Y_test_prob = clf.predict_proba(X_test)

auc = sklearn.metrics.roc_auc_score(Y_test,Y_test_prob[:,1])

print("test AUC: {0}".format(auc))

### Hyperparameter search: minimum amount of samples to split

In [0]:
split_amounts = [2,300,500,750,1500]

auc_results = []

for split_amount in split_amounts:
  print("fitting with minimum {} samples before splitting..".format(split_amount))
  clf = tree.DecisionTreeClassifier(random_state=0, min_samples_leaf = split_amount)
  clf.fit(X_train, Y_train)
  Y_dev_prob = clf.predict_proba(X_dev)
  auc = sklearn.metrics.roc_auc_score(Y_dev,Y_dev_prob[:,1])
  auc_results.append(auc)

**Watch the result** [here](https://drive.google.com/open?id=1nZV9R8kGMq3_c_VEIWtObSh9yi4kUzDd)

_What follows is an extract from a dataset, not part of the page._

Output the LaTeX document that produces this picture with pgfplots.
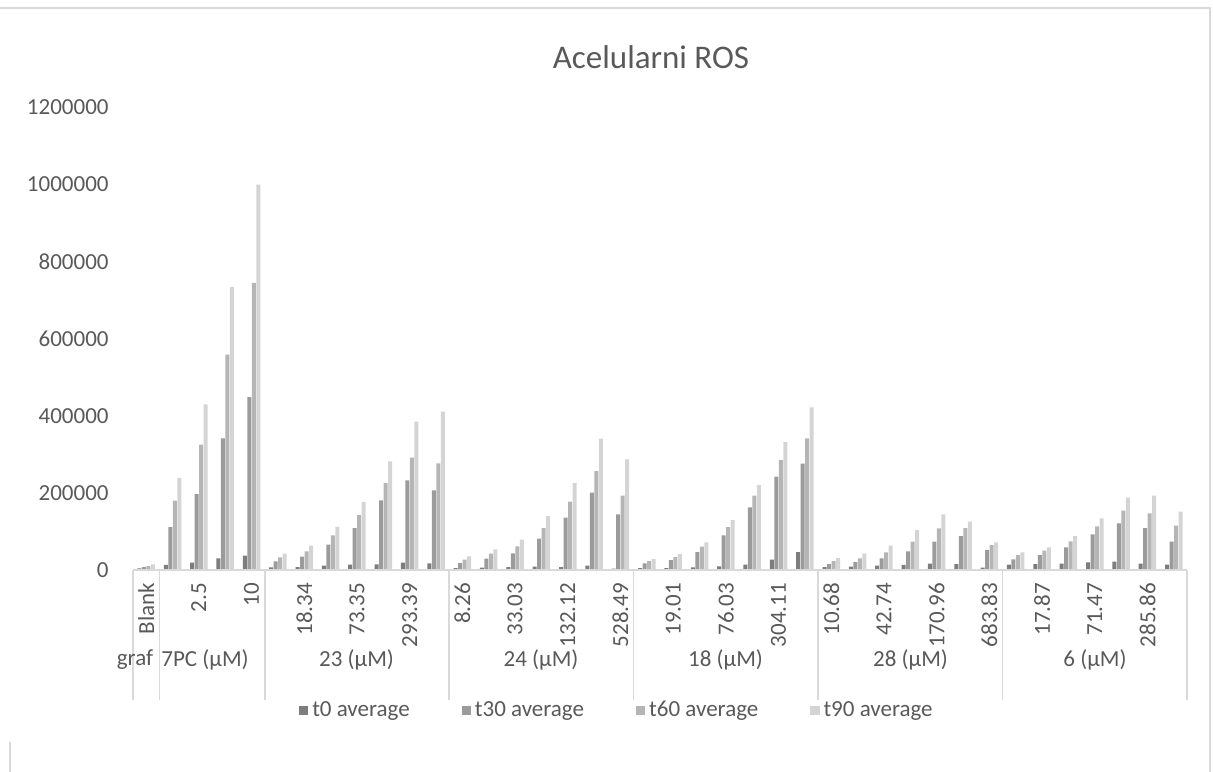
\documentclass[border=0pt]{standalone}
\usepackage{pgfplots}
\usepackage{pgfplotstable}
\pgfplotsset{compat=1.18}
\usepackage{fontspec}
\setmainfont{Carlito}
\definecolor{txt}{HTML}{595959}
\definecolor{axln}{HTML}{D9D9D9}
\definecolor{cA}{HTML}{7D7D7D}
\definecolor{cB}{HTML}{9B9B9B}
\definecolor{cC}{HTML}{B5B5B5}
\definecolor{cD}{HTML}{D4D4D4}
\pgfplotstableread{
x t0 t30 t60 t90
0 4300 7800 10400 14700
1 13000 111000 180000 239000
2 19000 197000 325000 429000
3 30000 341000 558000 733000
4 37000 448000 744000 999000
5 7000 22500 32800 42300
6 7800 34500 48400 63000
7 11200 65600 89800 112000
8 13800 108800 142500 176200
9 14700 180500 225400 281600
10 19000 232300 291000 384300
11 17300 206400 276400 410300
12 5200 18100 26800 35400
13 6000 29400 42300 53500
14 7800 43200 61300 78600
15 8600 81200 108800 139900
16 7800 135600 177100 225400
17 11200 200400 256500 340300
18 3500 144200 192600 286700
19 5200 17300 23300 28500
20 5200 25900 33700 41500
21 6900 46600 60500 71700
22 9500 89800 111400 129600
23 13800 162400 192600 220200
24 26800 241800 285000 331700
25 46600 275500 341100 421500
26 7800 15500 23300 31100
27 8600 20700 30200 42300
28 11200 30200 45800 63000
29 13000 48400 73400 103600
30 16400 73400 108000 144200
31 15500 88100 108800 125200
32 6000 51800 64800 71700
33 13800 27600 38900 45800
34 15500 38900 50100 58700
35 16400 58700 74300 88100
36 19900 92400 113100 133900
37 21600 120900 153700 187400
38 16400 108800 146800 192600
39 13800 73400 114900 151100
}\datatable
\newcommand{\tickfont}{\fontsize{11.5}{13.8}\selectfont}
\begin{document}
\begin{tikzpicture}
\useasboundingbox (0,0) rectangle (606.5pt,-385.5pt);
\draw[axln, line width=0.75pt] (0pt,-4pt) -- (605pt,-4pt) -- (605pt,-386pt);
\draw[axln, line width=0.75pt] (5pt,-371pt) -- (5pt,-386pt);
\node[text=txt, font=\fontsize{16.5}{20}\selectfont] at (325.5pt,-28.5pt) {Acelularni ROS};
\begin{axis}[
  at={(66.5pt,-285pt)}, anchor=south west,
  scale only axis, width=527pt, height=231.5pt,
  xmin=-0.5, xmax=39.5, ymin=0, ymax=1200000,
  ybar=0.25pt, bar width=2pt,
  axis line style={draw=none},
  major tick length=0pt,
  clip=false,
  xtick={0,...,39},
  xticklabels={Blank,{},2.5,{},10,{},18.34,{},73.35,{},293.39,{},8.26,{},33.03,{},132.12,{},528.49,{},19.01,{},76.03,{},304.11,{},10.68,{},42.74,{},170.96,{},683.83,{},17.87,{},71.47,{},285.86,{}},
  xticklabel style={rotate=90, anchor=east, font=\tickfont, text=txt},
  xticklabel shift=3pt,
  ytick={0,200000,...,1200000},
  scaled y ticks=false,
  yticklabel style={/pgf/number format/fixed, /pgf/number format/1000 sep={}, /pgf/number format/assume math mode=true, font=\tickfont, text=txt, inner sep=0pt, anchor=east},
  yticklabel shift=12pt,
  legend columns=4,
  legend style={at={(0.46,-0.304)}, anchor=center, draw=none, fill=none, font=\tickfont, text=txt,
    nodes={text height=8pt, text depth=2.5pt},
    /tikz/every even column/.append style={column sep=24pt}},
  legend image code/.code={\fill[#1] (0pt,-2.3pt) rectangle (4.6pt,2.3pt);},
]
\addplot[fill=cA, draw=none] table[x=x, y=t0] {\datatable};
\addplot[fill=cB, draw=none] table[x=x, y=t30] {\datatable};
\addplot[fill=cC, draw=none] table[x=x, y=t60] {\datatable};
\addplot[fill=cD, draw=none] table[x=x, y=t90] {\datatable};
\legend{t0 average, t30 average, t60 average, t90 average}
\draw[axln, line width=0.75pt] (axis cs:-0.5,0) -- (axis cs:39.5,0);
\draw[axln, line width=0.75pt] (axis cs:-0.5,0) -- ++(0pt,-65pt);
\draw[axln, line width=0.75pt] (axis cs:0.5,0) -- ++(0pt,-65pt);
\draw[axln, line width=0.75pt] (axis cs:4.5,0) -- ++(0pt,-65pt);
\draw[axln, line width=0.75pt] (axis cs:11.5,0) -- ++(0pt,-65pt);
\draw[axln, line width=0.75pt] (axis cs:18.5,0) -- ++(0pt,-65pt);
\draw[axln, line width=0.75pt] (axis cs:25.5,0) -- ++(0pt,-65pt);
\draw[axln, line width=0.75pt] (axis cs:32.5,0) -- ++(0pt,-65pt);
\draw[axln, line width=0.75pt] (axis cs:39.5,0) -- ++(0pt,-65pt);
\end{axis}
\begin{scope}[every node/.style={text=txt, font=\tickfont}]
\node at (67.5pt,-330pt) {graf};
\node at (102.5pt,-330pt) {7PC (µM)};
\node at (178.25pt,-330pt) {23 (µM)};
\node at (270.5pt,-330pt) {24 (µM)};
\node at (362.75pt,-330pt) {18 (µM)};
\node at (455.25pt,-330pt) {28 (µM)};
\node at (547.5pt,-330pt) {6 (µM)};
\end{scope}
\end{tikzpicture}
\end{document}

**Exercise:** What is the best minimum amount of samples to split? Find the TEST error for this model.



In [0]:
  fig = plt.figure(figsize = (10,10))
  plt.xlabel("minimum samples per leaf",fontsize = 15)
  plt.ylabel("Area Under the Curve (AUC)",fontsize = 15)
  plt.title("Limiting tree growth (regularization)",fontsize=20)
  plt.plot(split_amounts, auc_results,"b")
  plt.show()

# 3 Boosted tree

We will training a model of boosted decision stumps. The base classifier is a tree with depth = 1

In [0]:
from sklearn.ensemble import AdaBoostClassifier

In [0]:
base_classifier = tree.DecisionTreeClassifier(random_state=0, max_depth = 1)
adaboost_classifier = AdaBoostClassifier(base_classifier, 50)

In [0]:
adaboost_classifier.fit(X_train, Y_train)

In [0]:
Y_test_prob = adaboost_classifier.predict_proba(X_test)

auc = sklearn.metrics.roc_auc_score(Y_test,Y_test_prob[:,1])

print("test AUC: {0}".format(auc))

We will leave the hyperparamter tuning of T as an exercise.